I'm not the only one who wants to know. Atascadero Chamber of Commerce president and CEO Joanne Main has been asking that very same question, only she doesn't ask it as nicely as I do, so she's been taking fire from locals there's that word again who think that the Chamber should, of all things, be supporting local businesses.

Joanne certainly has been taking her lumps. Seems like there's a big fuss over what a chamber of commerce should or shouldn't do. The CEO, I've heard, basically equates the new "Buy Local" vision of Vision Atascadero with a "Don't Buy Wal-Mart or Other Chains" attitude. The nerve!

The visionaries just shove their hands in their pockets and whistle innocently. "We just want to educate citizens about local issues," they say. "And local means that the business is actually located in Atascadero, that the majority owner of the business lives in the county, and, for bigger endeavors, that the bulk of the outlets are in the county too." My words, not theirs. I'm great a paraphrasing.

So Joanne and others of her oeuvre root for opportunities that will benefit the local economy no matter where their roots lie, and Vision spokesperson Bruce Bevans and others in his camp cheer for the same, minus the "no matter where" part. But both sides' hearts seem to be local. It's like David versus David except that one David is actually okay with getting Goliath to lend a helping hand.

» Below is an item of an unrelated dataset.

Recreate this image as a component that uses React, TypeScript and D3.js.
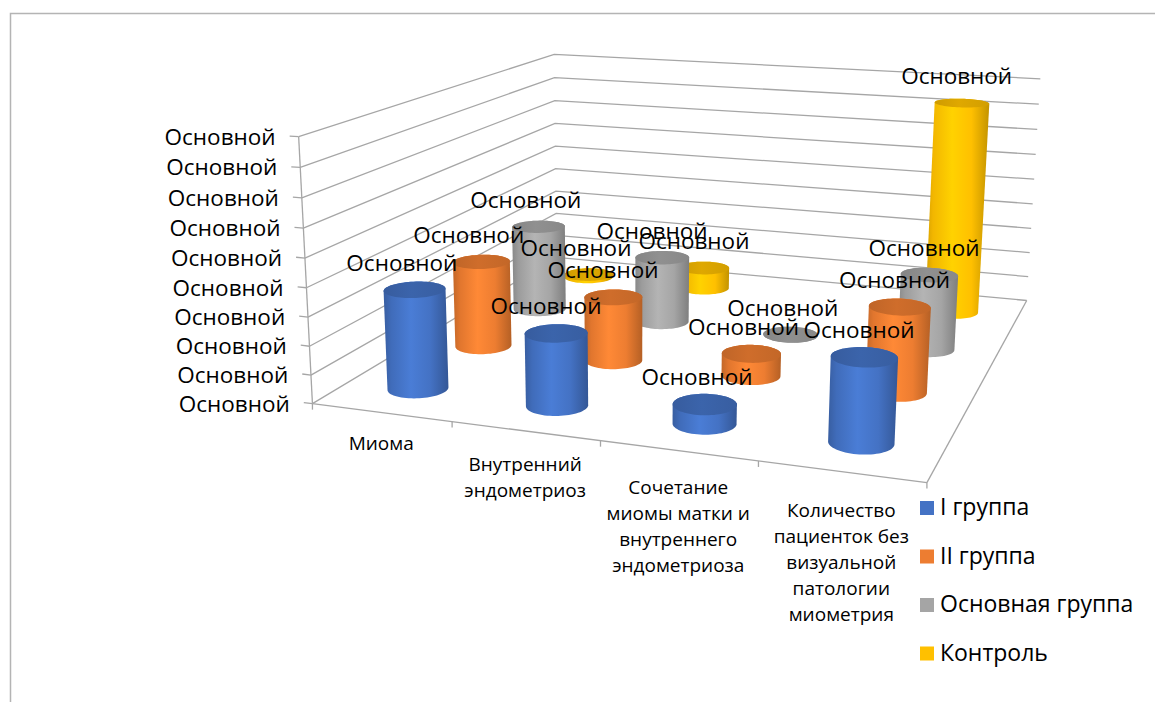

And that's what I just can't wrap my throbbing head around. Wal-Mart is Wal-Mart and local is local, and ne'er the twain shall meet. I wrote that myself. Sure, if a town wants to court big business in order to beef up its revenue stream or whatever, something like Wal-Mart will probably do that. But, golly gee, I do like to shop at hometown boutiques and independent retailers. Or I would, if my wages were actually "competitive."

Come to think of it, this area's never really done anything for me. The world and this county in particular owes me a living, but I haven't seen a dime of it. I can barely scrape up enough cash for some decent booze, which is why I troll parties near the campus every weekend. Maybe I'll just jump on the Always Low Prices bandwagon and thumb my nose at the people who honestly think that a Wal-Mart will put a wooden stake through the vampiric heart of small-town charm. Yeah, I've come up with better metaphors before.

Or maybe I'll just continue to do what I do best: Poke holes in puffed-up corporate cronies who put on a veneer of local boosterism to mask their commercial greed, while simultaneously whining about how I can't ever find what I'm shopping for or afford it if I do.

Call me hypocritical if you want. Just don't call me late for the next round of keggers this weekend.